In one championship game, she had a defender who played full court defense against her, another who picked her up at half-court and a third who joined if she tried to drive in the lane. Still, Williams had 43 points and they won the championship, Bough said. 

As a junior, she set a school record with 51 points, and regularly put up point totals in the 40s. The day she broke the record, Williams was honored with a special ball pregame for reaching the 1,000-career points milestone. A friend of Bough’s assistant coach came to watch, and joked that ‘I hope you bought a second ball because she might be at 1,000 by the end of the game,’” Bough recalled.

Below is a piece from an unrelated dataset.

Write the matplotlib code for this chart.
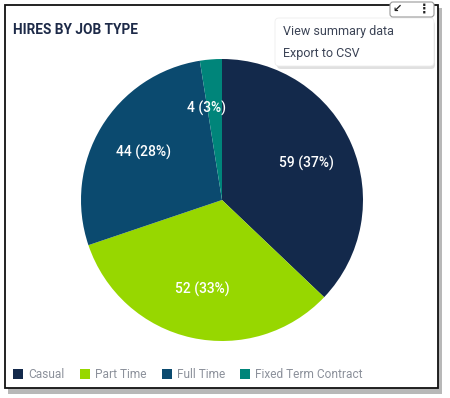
import matplotlib
matplotlib.use('Agg')
from matplotlib import pyplot as plt
from matplotlib.patches import Rectangle, FancyBboxPatch
import numpy as np

plt.rcParams['font.family'] = ['Roboto', 'DejaVu Sans']

# data
job_types = ['Casual', 'Part Time', 'Full Time', 'Fixed Term Contract']
hires = [59, 52, 44, 4]
pct_labels = ['37%', '33%', '28%', '3%']
colors = ['#13294b', '#97d700', '#0b4a6f', '#00857a']

W, H = 450, 398
fig = plt.figure(figsize=(W / 100, H / 100), dpi=100)
fig.patch.set_facecolor('white')

# background layer in pixel coords
bg = fig.add_axes([0, 0, 1, 1])
bg.set_xlim(0, W)
bg.set_ylim(H, 0)
bg.axis('off')

# card shadow + border
bg.add_patch(Rectangle((8, 8), 434, 386, facecolor='#b8b8b8', edgecolor='none', zorder=0))
bg.add_patch(Rectangle((5, 5), 433, 383, facecolor='white', edgecolor='#111111', lw=1.3, zorder=1))

bg.text(13, 30, 'HIRES BY JOB TYPE', fontsize=9.8, fontweight='bold', color='#1d2a48',
        va='center', ha='left', zorder=3)

# pie
cx, cy, r = 222, 200, 141
pie_ax = fig.add_axes([(cx - r) / W, 1 - (cy + r) / H, 2 * r / W, 2 * r / H])
wedges, _ = pie_ax.pie(hires, colors=colors, startangle=90, counterclock=False,
                       wedgeprops=dict(linewidth=0))
pie_ax.set_aspect('auto')
pie_ax.set_xlim(-1, 1)
pie_ax.set_ylim(-1, 1)

for w, n, p in zip(wedges, hires, pct_labels):
    ang = np.deg2rad((w.theta1 + w.theta2) / 2)
    dx = 0
    if n < 10:
        dx = -0.06
    pie_ax.text(0.65 * np.cos(ang) + dx, 0.65 * np.sin(ang), f'{n} ({p})',
                ha='center', va='center', color='white', fontsize=10, fontweight='medium')

# legend
leg_x = [13, 80, 162, 240]
for x, c, name in zip(leg_x, colors, job_types):
    bg.add_patch(Rectangle((x, 369), 10, 10, facecolor=c, edgecolor='none', zorder=3))
    bg.text(x + 15, 375, name, fontsize=8.6, color='#8c919b', va='center', ha='left', zorder=3)

# dropdown menu
over = fig.add_axes([0, 0, 1, 1])
over.set_xlim(0, W)
over.set_ylim(H, 0)
over.axis('off')
over.add_patch(FancyBboxPatch((277, 21), 158, 48, boxstyle='round,pad=0,rounding_size=4',
                              facecolor='#d9d9d9', edgecolor='none', alpha=0.8))
over.add_patch(FancyBboxPatch((275, 18), 159, 48, boxstyle='round,pad=0,rounding_size=4',
                              facecolor='white', edgecolor='#eeeeee', lw=0.6))
over.text(283, 31, 'View summary data', fontsize=9, color='#3c4456', va='center', ha='left')
over.text(283, 54, 'Export to CSV', fontsize=9, color='#3c4456', va='center', ha='left')

# icon box
over.add_patch(FancyBboxPatch((390, 2), 44, 15, boxstyle='round,pad=0,rounding_size=3',
                              facecolor='white', edgecolor='#9a9a9a', lw=0.8))
over.text(397, 9, '\u2199', fontsize=8, color='#222222', va='center', ha='center',
          family=['DejaVu Sans'], fontweight='bold')
over.text(424, 9, '\u22ee', fontsize=9, color='#222222', va='center', ha='center',
          family=['DejaVu Sans'], fontweight='bold')

plt.savefig('out.png', dpi=100)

Coming to Syracuse has been an adjustment for Williams, though. Alongside Mangakahia, Cardoso, Kiara Lewis and Digna Strautmane, she doesn’t have the ball 90% of the time anymore, and has had to adjust by working on increasing her off-ball movement. Just like in high school, though, she continues to draw a lot of attention from defenders at Syracuse, Hillsman said.

Back in Branson during Williams’ early-morning shooting sessions at the gym with her dad, she’d do a drill called around-the-world, featuring a sequence of shots from the inside and outside of the arc. Miss two in a row, and she’d start over. 

While Williams shot, Eric said he frequently asked her the same question, one that emphasized the idea that shooting is about repetition. 

“How much do you weigh? And how much does a basketball weigh?” 

Williams would answer that a basketball weighed seven or eight pounds, less than the “X amount of pounds” that she weighed. And Eric responded to his daughter with the same thing every time: with enough practice, enough repetition, that difference in weight “means if you shoot it right, you can shoot it from anywhere.”